Rather than inventing new method names, method overloading can be used when the same logical operation requires multiple implementations. The Java 2 SDK APIs make heavy use of method overloading. For example, the class java.lang.Math contains an overloaded method min(), which returns the minimum of two numeric values.

public static double min(double a, double b)
public static float min(float a, float b)
public static int min(int a, int b)
public static long min(long a, long b)

In the following examples, five implementations of the method methodA are shown:

void methodA(int a, double b) { /* ... */ }      // (1)
int  methodA(int a)           { return a; }      // (2)
int  methodA()                { return 1; }      // (3)
long methodA(double a, int b) { return b; }      // (4)
long methodA(int x, double y) { return x; }      // (5) Not OK.

The corresponding signatures of the five methods are as follows:

methodA(int, double)

1'

methodA(int)

2': Number of parameters.

methodA()

3': Number of parameters.

methodA(double, int)

4': Order of parameters.

methodA(int, double)

5': Same as 1'.

The first four implementations of the method named methodA are overloaded correctly, each time with a different parameter list and, therefore, different signatures. The declaration at (5) has the same signature methodA(int, double) as the declaration at (1) and is, therefore, not a valid overloading of this method.

void bake(Cake k)  { /* ... */ }                 // (1)
void bake(Pizza p) { /* ... */ }                 // (2)

int     halfIt(int a) { return a/2; }            // (3)
double  halfIt(int a) { return a/2.0; }          // (4) Not OK. Same signature.
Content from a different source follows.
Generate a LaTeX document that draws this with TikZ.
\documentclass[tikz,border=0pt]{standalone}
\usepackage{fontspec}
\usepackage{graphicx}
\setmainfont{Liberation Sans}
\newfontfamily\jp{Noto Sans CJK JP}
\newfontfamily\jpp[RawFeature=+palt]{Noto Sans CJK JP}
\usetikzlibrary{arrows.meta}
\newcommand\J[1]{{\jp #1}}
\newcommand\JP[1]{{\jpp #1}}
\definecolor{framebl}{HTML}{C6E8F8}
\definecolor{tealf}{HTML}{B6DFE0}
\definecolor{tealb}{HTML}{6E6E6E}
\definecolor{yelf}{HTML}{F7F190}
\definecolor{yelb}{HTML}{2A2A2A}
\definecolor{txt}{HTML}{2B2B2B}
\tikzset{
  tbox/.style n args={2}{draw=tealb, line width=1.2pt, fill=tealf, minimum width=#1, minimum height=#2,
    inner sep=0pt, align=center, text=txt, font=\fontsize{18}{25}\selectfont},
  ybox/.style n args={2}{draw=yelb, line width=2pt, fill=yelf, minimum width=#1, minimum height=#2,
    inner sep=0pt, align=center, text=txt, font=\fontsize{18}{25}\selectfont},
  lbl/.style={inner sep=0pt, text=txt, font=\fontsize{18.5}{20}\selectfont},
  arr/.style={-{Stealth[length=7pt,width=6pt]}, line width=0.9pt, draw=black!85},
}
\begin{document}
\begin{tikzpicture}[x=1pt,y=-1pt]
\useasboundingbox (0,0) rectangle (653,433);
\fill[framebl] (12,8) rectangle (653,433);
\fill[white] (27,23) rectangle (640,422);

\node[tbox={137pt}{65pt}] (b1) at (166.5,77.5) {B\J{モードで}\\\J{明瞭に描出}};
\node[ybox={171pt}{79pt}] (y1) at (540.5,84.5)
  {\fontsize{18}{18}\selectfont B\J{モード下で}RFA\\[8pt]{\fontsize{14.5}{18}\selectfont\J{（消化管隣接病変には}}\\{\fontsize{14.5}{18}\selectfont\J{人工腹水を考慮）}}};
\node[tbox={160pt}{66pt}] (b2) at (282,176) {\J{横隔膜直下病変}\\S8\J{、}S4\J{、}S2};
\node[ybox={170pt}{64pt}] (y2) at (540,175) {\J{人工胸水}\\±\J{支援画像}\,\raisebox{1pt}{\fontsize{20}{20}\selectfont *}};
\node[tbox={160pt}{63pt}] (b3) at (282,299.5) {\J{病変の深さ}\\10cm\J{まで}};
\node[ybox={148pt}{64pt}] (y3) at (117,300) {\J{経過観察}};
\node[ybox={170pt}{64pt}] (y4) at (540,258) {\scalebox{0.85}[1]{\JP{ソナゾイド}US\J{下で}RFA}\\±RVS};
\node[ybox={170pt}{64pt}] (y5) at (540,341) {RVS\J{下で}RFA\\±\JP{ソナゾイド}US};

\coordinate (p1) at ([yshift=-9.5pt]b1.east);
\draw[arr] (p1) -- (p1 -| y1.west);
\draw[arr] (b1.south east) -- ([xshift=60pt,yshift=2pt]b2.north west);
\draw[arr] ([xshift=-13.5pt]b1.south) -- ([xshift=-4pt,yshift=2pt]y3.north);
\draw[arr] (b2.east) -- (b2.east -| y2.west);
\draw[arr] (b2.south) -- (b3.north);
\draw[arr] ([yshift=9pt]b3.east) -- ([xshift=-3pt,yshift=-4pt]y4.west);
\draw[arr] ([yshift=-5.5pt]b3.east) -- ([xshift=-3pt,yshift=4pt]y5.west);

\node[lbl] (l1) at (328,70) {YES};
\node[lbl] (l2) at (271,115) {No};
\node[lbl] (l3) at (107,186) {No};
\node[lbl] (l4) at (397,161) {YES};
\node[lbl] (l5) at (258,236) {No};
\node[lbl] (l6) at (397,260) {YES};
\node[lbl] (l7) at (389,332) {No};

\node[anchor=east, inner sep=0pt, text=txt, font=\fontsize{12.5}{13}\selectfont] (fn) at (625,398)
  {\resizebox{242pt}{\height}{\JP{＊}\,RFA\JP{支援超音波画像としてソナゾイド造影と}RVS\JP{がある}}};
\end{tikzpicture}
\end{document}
The method named bake is correctly overloaded at (1) and (2), with two different signatures. In the implementation, changing just the return type (as shown at (3) and (4)), is not enough to overload a method, and will be flagged as a compile-time error. The parameter list in the definitions must be different. Overloaded methods should be considered as individual methods that just happen to have the same name. Methods with the same name are allowed since methods are identified by their signature. At compile time, the right implementation is chosen based on the signature of the method call. Details of method overloading resolution can be found in Section 6.2 on page 237. Only methods declared in the same class and those that are inherited by the class can be overloaded. Method overloading should not be confused with method overriding (see Section 6.2, p. 233).